WHAT YOU HAVE TO DO. Look through the lines below and state how many hold the word "using". Write only the number.

PROVIDED MATERIAL.
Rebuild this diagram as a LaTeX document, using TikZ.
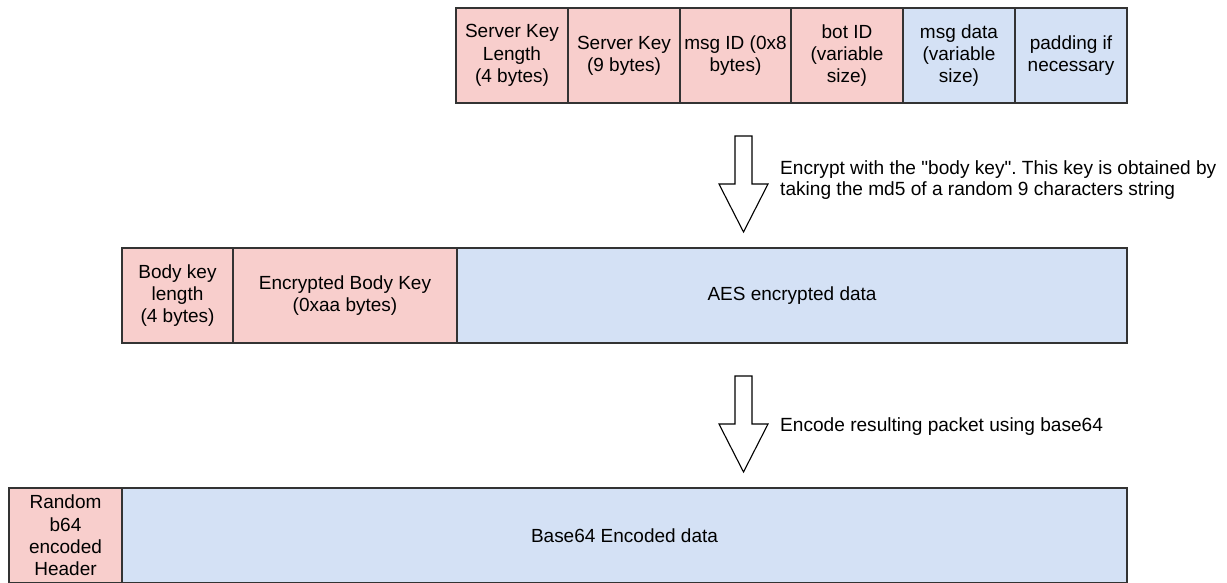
\documentclass[tikz,border=0pt]{standalone}
\usepackage{fontspec}
\setmainfont{Liberation Sans}
\frenchspacing
\definecolor{pinkf}{HTML}{F8CECC}
\definecolor{bluef}{HTML}{D4E1F5}
\definecolor{edgec}{HTML}{333333}
\begin{document}
\begin{tikzpicture}[x=1pt,y=-1pt,
  cell/.style={draw=edgec, line width=1.3pt, inner sep=0pt, align=center,
    minimum height=95pt, font=\fontsize{19}{22.3}\selectfont},
  redcell/.style={cell, fill=pinkf},
  bluecell/.style={cell, fill=bluef},
  blockarrow/.style={draw=black, fill=white, line width=1.1pt, line join=miter},
  lbl/.style={inner sep=0pt, align=left, font=\fontsize{19.1}{21.5}\selectfont}]
\useasboundingbox (0,0) rectangle (1227,582);
% top row
\node[redcell, minimum width=112pt] (skl) at (512,55.5) {Server Key\\Length\\(4 bytes)};
\node[redcell, minimum width=112pt] (sk) at (624,55.5) {Server Key\\(9 bytes)};
\node[redcell, minimum width=111pt] (mid) at (735.5,55.5) {msg ID (0x8\\bytes)};
\node[redcell, minimum width=112pt] (bid) at (847,55.5) {bot ID\\(variable\\size)};
\node[bluecell, minimum width=112pt] (md) at (959,55.5) {msg data\\(variable\\size)};
\node[bluecell, minimum width=112pt] (pad) at (1071,55.5) {padding if\\necessary};
% middle row
\node[redcell, minimum width=111pt] (bkl) at (177.5,295.5) {Body key\\length\\(4 bytes)};
\node[redcell, minimum width=224pt] (ebk) at (345,295.5) {Encrypted Body Key\\(0xaa bytes)};
\node[bluecell, minimum width=670pt] (aes) at (792,295.5) {AES encrypted data};
% bottom row
\node[redcell, minimum width=113pt] (rh) at (65.5,535.5) {Random\\b64\\encoded\\Header};
\node[bluecell, minimum width=1005pt] (b64) at (624.5,535.5) {Base64 Encoded data};
% arrows
\draw[blockarrow] (735,136) -- (752,136) -- (752,184) -- (768,184) -- (743.5,232)
  -- (719,184) -- (735,184) -- cycle;
\draw[blockarrow] (735,376) -- (752,376) -- (752,424) -- (768,424) -- (743.5,472)
  -- (719,424) -- (735,424) -- cycle;
\node[lbl, anchor=west] (l1) at (780,180) {Encrypt with the \textquotedbl body key\textquotedbl. This key is obtained by\\taking the md5 of a random 9 characters string};
\node[lbl, anchor=west] (l2) at (780,427) {Encode resulting packet using base64};
\end{tikzpicture}
\end{document}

EXERCISE RESULT. 2